The sun rises, but shines not. The men appear, at first sparsely and shame-faced enough, then thicker, in the streets of Washington—appear in Pennsylvania avenue, and on the steps and basement entrances. They come along in disorderly mobs, some in squads, stragglers, companies. Occasionally, a rare regiment, in perfect order, with its officers (some gaps, dead, the true braves,) marching in silence, with lowering faces, stern, weary to sinking, all black and dirty, but every man with his musket, and stepping alive; but these are the exceptions. Sidewalks of Pennsylvania avenue, Fourteenth street, &c., crowded, jamm’d with citizens, darkies, clerks, everybody, lookers-on; women in the windows, curious expressions from faces, as those swarms of dirt-cover’d return’d soldiers there (will they never end?) move by; but nothing said, no comments; (half our lookers-on secesh of the most venomous kind—they say nothing; but the devil snickers in their faces.) During the forenoon Washington gets all over motley with these defeated soldiers—queer-looking objects, strange eyes and faces, drench’d (the steady rain drizzles on all day) and fearfully worn, hungry, haggard, blister’d in the feet. Good people (but not over-many of them either,) hurry up something for their grub. They put wash-kettles on the fire, for soup, for coffee. They set tables on the side-walks—wagon-loads of bread are purchas’d, swiftly cut in stout chunks. Here are two aged ladies, beautiful, the first in the city for culture and charm, they stand with store of eating and drink at an improvis’d table of rough plank, and give food, and have the store replenish’d from their house every half-hour all that day; and there in the rain they stand, active, silent, whitehair’d, and give food, though the tears stream down their cheeks, almost without intermission, the whole time.

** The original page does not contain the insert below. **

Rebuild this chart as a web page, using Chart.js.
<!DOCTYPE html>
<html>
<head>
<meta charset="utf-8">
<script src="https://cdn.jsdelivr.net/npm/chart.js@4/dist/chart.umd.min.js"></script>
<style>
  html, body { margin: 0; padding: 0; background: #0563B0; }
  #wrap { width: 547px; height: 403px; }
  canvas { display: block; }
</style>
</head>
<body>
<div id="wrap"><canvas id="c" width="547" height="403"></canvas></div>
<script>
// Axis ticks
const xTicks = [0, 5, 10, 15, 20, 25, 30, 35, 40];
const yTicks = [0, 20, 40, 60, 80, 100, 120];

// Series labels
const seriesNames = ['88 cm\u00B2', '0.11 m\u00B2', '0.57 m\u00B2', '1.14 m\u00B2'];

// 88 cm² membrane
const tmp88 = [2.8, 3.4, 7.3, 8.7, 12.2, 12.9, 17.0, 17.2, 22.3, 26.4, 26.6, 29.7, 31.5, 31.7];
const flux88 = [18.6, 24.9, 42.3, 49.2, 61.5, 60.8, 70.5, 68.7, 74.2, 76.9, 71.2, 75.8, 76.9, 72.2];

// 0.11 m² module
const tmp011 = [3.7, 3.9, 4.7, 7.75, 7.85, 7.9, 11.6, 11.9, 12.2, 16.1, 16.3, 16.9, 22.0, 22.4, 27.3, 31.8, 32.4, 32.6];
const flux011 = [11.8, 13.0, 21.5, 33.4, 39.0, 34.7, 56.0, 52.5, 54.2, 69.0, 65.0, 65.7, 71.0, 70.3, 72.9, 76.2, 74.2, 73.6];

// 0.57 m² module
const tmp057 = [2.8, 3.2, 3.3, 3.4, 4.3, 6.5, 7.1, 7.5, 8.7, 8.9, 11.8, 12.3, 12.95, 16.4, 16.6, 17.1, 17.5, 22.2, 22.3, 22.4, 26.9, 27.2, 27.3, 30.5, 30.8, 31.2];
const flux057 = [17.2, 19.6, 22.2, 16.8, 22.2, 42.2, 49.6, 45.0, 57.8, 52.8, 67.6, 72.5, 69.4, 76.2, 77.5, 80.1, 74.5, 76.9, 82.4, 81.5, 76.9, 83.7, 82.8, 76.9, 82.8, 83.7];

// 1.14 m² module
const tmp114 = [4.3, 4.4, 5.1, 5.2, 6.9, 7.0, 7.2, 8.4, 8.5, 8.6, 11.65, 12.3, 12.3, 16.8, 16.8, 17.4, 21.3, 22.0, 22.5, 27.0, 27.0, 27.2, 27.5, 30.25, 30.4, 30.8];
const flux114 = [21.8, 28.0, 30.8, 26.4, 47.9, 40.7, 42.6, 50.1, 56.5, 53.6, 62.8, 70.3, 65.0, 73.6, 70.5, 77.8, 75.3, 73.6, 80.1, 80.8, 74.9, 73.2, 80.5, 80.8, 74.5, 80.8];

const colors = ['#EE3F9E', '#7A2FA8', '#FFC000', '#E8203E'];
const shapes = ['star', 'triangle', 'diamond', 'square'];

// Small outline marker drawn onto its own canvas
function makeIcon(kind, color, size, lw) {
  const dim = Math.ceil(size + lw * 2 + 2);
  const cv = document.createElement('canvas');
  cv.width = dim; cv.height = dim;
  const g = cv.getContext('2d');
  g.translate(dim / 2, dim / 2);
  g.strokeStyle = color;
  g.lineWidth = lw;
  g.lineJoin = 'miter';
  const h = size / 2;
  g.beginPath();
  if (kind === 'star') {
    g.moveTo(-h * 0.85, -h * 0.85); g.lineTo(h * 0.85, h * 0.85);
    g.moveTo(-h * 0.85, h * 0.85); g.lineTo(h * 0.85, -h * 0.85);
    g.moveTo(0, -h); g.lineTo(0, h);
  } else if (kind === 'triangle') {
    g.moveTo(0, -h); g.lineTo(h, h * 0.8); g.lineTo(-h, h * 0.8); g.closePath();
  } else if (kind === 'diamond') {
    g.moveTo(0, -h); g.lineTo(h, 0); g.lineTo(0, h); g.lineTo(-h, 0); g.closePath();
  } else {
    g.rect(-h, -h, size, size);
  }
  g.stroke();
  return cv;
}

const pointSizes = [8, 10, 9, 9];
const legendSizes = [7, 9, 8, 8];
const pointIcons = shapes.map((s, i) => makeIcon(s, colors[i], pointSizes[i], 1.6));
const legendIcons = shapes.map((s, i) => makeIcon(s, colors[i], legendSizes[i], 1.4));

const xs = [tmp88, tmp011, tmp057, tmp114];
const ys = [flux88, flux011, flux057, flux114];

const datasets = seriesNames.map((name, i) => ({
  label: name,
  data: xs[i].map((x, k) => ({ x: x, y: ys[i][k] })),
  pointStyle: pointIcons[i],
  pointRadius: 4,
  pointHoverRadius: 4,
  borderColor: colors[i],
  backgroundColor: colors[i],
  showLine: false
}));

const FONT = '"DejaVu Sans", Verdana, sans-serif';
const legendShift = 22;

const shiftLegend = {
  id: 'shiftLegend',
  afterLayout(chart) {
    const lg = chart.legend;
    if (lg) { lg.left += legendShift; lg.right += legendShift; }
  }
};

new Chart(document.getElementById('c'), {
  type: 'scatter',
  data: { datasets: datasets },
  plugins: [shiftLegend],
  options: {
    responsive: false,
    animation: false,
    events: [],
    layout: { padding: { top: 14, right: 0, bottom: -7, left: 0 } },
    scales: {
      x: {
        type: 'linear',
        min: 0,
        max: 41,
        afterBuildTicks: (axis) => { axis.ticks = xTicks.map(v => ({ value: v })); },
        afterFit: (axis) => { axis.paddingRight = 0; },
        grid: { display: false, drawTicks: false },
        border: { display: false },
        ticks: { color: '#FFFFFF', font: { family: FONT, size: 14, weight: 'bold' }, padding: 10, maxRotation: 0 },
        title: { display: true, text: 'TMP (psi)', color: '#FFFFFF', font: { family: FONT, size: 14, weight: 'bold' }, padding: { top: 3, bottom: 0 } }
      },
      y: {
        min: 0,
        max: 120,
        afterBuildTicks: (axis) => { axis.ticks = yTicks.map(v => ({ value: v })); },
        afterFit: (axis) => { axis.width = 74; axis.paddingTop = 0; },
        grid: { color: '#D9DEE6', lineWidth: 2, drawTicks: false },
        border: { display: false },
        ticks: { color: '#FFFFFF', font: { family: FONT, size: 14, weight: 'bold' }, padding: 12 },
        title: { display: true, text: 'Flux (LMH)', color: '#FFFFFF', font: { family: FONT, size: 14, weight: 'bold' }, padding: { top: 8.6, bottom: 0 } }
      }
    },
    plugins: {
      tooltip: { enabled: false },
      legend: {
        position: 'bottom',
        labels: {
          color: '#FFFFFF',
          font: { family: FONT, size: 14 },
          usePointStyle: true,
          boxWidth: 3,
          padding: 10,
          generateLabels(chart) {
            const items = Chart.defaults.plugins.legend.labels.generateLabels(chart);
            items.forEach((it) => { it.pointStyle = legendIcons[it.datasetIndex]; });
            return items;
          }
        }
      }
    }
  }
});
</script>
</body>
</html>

Amid the deep excitement, crowds and motion, and desperate eagerness, it seems strange to see many, very many, of the soldiers sleeping—in the midst of all, sleeping sound. They drop down anywhere, on the steps of houses, up close by the basements or fences, on the sidewalk, aside on some vacant lot, and deeply sleep. A poor seventeen or eighteen year old boy lies there, on the stoop of a grand house; he sleeps so calmly, so profoundly. Some clutch their muskets firmly even in sleep. Some in squads; comrades, brothers, close together—and on them, as they lay, sulkily drips the rain.

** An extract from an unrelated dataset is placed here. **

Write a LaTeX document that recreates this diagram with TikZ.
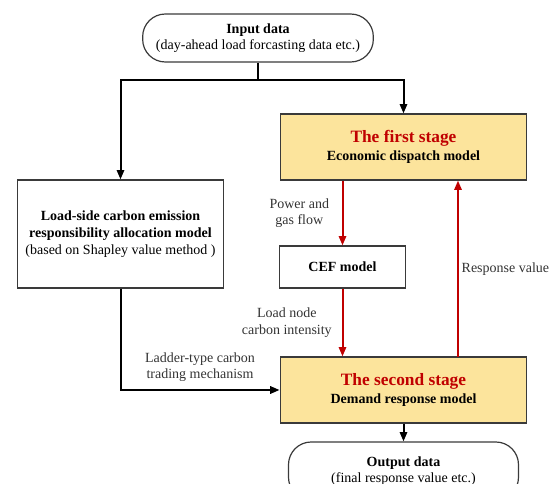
\documentclass[tikz,border=0pt]{standalone}
\usepackage{fontspec}
\setmainfont{Liberation Serif}
\usetikzlibrary{arrows.meta}
\definecolor{stagefill}{HTML}{FCE49C}
\definecolor{stagered}{HTML}{C00000}
\definecolor{boxline}{HTML}{3A3A3A}
\tikzset{
  box/.style={draw=boxline,line width=0.9pt,align=center,inner sep=2pt,font=\fontsize{10.5}{12.5}\selectfont},
  stagebox/.style={box,fill=stagefill,minimum width=185pt,minimum height=49.5pt},
  terminal/.style={box,rounded corners=17pt},
  flow/.style={line width=1.5pt,-{Triangle[length=7pt,width=5.5pt]}},
  redflow/.style={flow,draw=stagered,color=stagered},
  lbl/.style={align=center,font=\fontsize{10.5}{12.5}\selectfont,text=black!80}
}
\newcommand{\stagetitle}[1]{{\fontsize{13}{15}\selectfont\bfseries\color{stagered}#1}}
\begin{document}
\begin{tikzpicture}[x=0.75pt,y=-0.75pt]
    \useasboundingbox (0,0) rectangle (554,484);
    % terminals
    \node[terminal,minimum width=173pt,minimum height=36pt] (inp) at (258,38)
        {\textbf{Input data}\\(day-ahead load forcasting data etc.)};
    \node[terminal,minimum width=172.5pt,minimum height=43.5pt] (outp) at (403.5,471)
        {\textbf{Output data}\\(final response value etc.)};
    % models
    \node[stagebox] (first) at (403.5,147) {\stagetitle{The first stage}\\[1pt]\textbf{Economic dispatch model}};
    \node[stagebox] (second) at (403.5,390) {\stagetitle{The second stage}\\[1pt]\textbf{Demand response model}};
    \node[box,minimum width=94pt,minimum height=31.5pt] (cef) at (342.5,267) {\textbf{CEF model}};
    \node[box,minimum width=155pt,minimum height=81pt] (alloc) at (120.5,234)
        {\textbf{Load-side carbon emission}\\\textbf{responsibility allocation model}\\(based on Shapley value method )};
    % black connectors
    \coordinate (split) at (258,80);
    \draw[line width=1.5pt] (inp.south) -- (split);
    \draw[flow] (split) -| (alloc.north);
    \draw[flow] (split) -| (first.north);
    \draw[flow] (alloc.south) |- (second.west) node[lbl,pos=0.75,above=2pt] {Ladder-type carbon\\trading mechanism};
    \draw[flow] (second.south) -- (outp.north);
    % red connectors
    \draw[redflow] (first.south -| cef.north) -- (cef.north) node[lbl,midway,left=6pt] {Power and\\gas flow};
    \draw[redflow] (cef.south) -- (second.north -| cef.south) node[lbl,midway,left=4pt] {Load node\\carbon intensity};
    \coordinate (back) at (458,357);
    \draw[redflow] (back) -- (back |- first.south) node[lbl,midway,right=1pt,inner sep=1pt] {Response value};
\end{tikzpicture}
\end{document}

As afternoon pass’d, and evening came, the streets, the barrooms, knots everywhere, listeners, questioners, terrible yarns, bugaboo, mask’d batteries, our regiment all cut up, &c.—stories and story-tellers, windy, bragging, vain centres of street-crowds. Resolution, manliness, seem to have abandon’d Washington. The principal hotel, Willard’s, is full of shoulder-straps—thick, crush’d, creeping with shoulder-straps. (I see them, and must have a word with them. There you are, shoulder-straps!—but where are your companies? where are your men? Incompetents! never tell me of chances of battle, of getting stray’d, and the like. I think this is your work, this retreat, after all. Sneak, blow, put on airs there in Willard’s sumptuous parlors and bar-rooms, or anywhere—no explanation shall save you. Bull Run is your work; had you been half or one-tenth worthy your men, this would never have happen’d.)

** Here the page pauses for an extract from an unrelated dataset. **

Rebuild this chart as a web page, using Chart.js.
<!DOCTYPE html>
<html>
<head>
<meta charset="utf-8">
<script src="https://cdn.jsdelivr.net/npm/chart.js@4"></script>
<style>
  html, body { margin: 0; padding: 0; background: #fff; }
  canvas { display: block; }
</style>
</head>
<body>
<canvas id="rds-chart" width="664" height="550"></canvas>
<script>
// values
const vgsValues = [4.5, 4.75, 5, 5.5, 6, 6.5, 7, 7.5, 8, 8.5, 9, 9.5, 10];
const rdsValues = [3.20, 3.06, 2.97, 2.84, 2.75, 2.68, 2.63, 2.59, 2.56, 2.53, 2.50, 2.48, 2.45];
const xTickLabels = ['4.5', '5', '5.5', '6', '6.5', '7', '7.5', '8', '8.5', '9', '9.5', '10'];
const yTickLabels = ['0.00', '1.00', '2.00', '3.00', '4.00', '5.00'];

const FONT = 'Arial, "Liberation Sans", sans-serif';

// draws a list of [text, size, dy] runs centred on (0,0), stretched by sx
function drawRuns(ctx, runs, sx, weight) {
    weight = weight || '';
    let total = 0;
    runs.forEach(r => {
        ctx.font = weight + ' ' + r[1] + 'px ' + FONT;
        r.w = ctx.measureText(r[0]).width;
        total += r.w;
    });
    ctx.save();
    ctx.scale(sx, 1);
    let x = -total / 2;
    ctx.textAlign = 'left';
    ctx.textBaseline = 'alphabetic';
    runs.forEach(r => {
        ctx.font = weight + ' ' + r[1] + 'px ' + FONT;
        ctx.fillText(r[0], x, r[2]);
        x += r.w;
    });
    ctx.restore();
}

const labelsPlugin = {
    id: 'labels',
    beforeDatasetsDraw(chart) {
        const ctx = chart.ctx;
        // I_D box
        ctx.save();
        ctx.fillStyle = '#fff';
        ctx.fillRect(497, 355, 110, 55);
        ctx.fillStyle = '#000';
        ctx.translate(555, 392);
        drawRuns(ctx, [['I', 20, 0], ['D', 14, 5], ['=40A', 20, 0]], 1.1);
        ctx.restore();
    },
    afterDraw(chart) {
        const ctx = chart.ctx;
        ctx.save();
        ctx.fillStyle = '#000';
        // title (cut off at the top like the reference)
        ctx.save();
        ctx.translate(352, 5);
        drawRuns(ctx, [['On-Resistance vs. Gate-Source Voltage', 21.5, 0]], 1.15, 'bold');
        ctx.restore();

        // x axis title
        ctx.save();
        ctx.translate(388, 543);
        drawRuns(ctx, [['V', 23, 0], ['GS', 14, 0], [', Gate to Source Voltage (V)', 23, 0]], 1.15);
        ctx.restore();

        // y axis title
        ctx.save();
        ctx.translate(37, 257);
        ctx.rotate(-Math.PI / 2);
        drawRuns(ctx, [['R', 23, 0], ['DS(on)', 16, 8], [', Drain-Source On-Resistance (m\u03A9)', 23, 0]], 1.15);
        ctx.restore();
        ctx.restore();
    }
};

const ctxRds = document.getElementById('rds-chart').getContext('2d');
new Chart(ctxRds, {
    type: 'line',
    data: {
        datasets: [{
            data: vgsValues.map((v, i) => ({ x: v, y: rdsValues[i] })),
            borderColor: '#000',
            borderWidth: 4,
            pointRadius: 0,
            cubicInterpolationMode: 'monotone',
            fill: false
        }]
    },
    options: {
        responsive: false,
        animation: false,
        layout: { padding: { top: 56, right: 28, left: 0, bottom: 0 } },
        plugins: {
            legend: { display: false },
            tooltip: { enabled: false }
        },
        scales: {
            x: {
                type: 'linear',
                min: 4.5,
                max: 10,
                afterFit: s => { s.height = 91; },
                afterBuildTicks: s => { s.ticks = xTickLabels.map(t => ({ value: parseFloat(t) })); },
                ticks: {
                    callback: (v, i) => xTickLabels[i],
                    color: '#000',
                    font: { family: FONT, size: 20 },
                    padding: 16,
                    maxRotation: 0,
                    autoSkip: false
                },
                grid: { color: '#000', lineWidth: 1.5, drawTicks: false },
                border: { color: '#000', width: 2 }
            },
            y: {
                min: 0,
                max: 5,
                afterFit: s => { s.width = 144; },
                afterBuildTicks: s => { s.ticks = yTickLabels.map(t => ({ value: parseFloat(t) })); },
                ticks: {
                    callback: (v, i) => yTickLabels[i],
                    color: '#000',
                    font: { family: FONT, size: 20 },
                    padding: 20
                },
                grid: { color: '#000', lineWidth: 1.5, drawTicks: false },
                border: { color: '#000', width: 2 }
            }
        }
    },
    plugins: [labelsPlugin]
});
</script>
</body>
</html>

Meantime, in Washington, among the great persons and their entourage, a mixture of awful consternation, uncertainty, rage, shame, helplessness, and stupefying disappointment. The worst is not only imminent, but already here. In a few hours—perhaps before the next meal—the secesh generals, with their victorious hordes, will be upon us. The dream of humanity, the vaunted Union we thought so strong, so impregnable—lo! it seems already smash’d like a china plate. One bitter, bitter hour—perhaps proud America will never again know such an hour. She must pack and fly—no time to spare. Those white palaces—the dome-crown’d capitol there on the hill, so stately over the trees—shall they be left—or destroy’d first? For it is certain that the talk among certain of the magnates and officers and clerks and officials everywhere, for twenty-four hours in and around Washington after Bull Run, was loud and undisguised for yielding out and out, and substituting the southern rule, and Lincoln promptly abdicating and departing. If the secesh officers and forces had immediately follow’d, and by a bold Napoleonic movement had enter’d Washington the first day, (or even the second,) they could have had things their own way, and a powerful faction north to back them. One of our returning colonels express’d in public that night, amid a swarm of officers and gentlemen in a crowded room, the opinion that it was useless to fight, that the southerners had made their title clear, and that the best course for the national government to pursue was to desist from any further attempt at stopping them, and admit them again to the lead, on the best terms they were willing to grant. Not a voice was rais’d against this judgment, amid that large crowd of officers and gentlemen. (The fact is, the hour was one of the three or four of those crises we had then and afterward, during the fluctuations of four years, when human eyes appear’d at least just as likely to see the last breath of the Union as to see it continue.)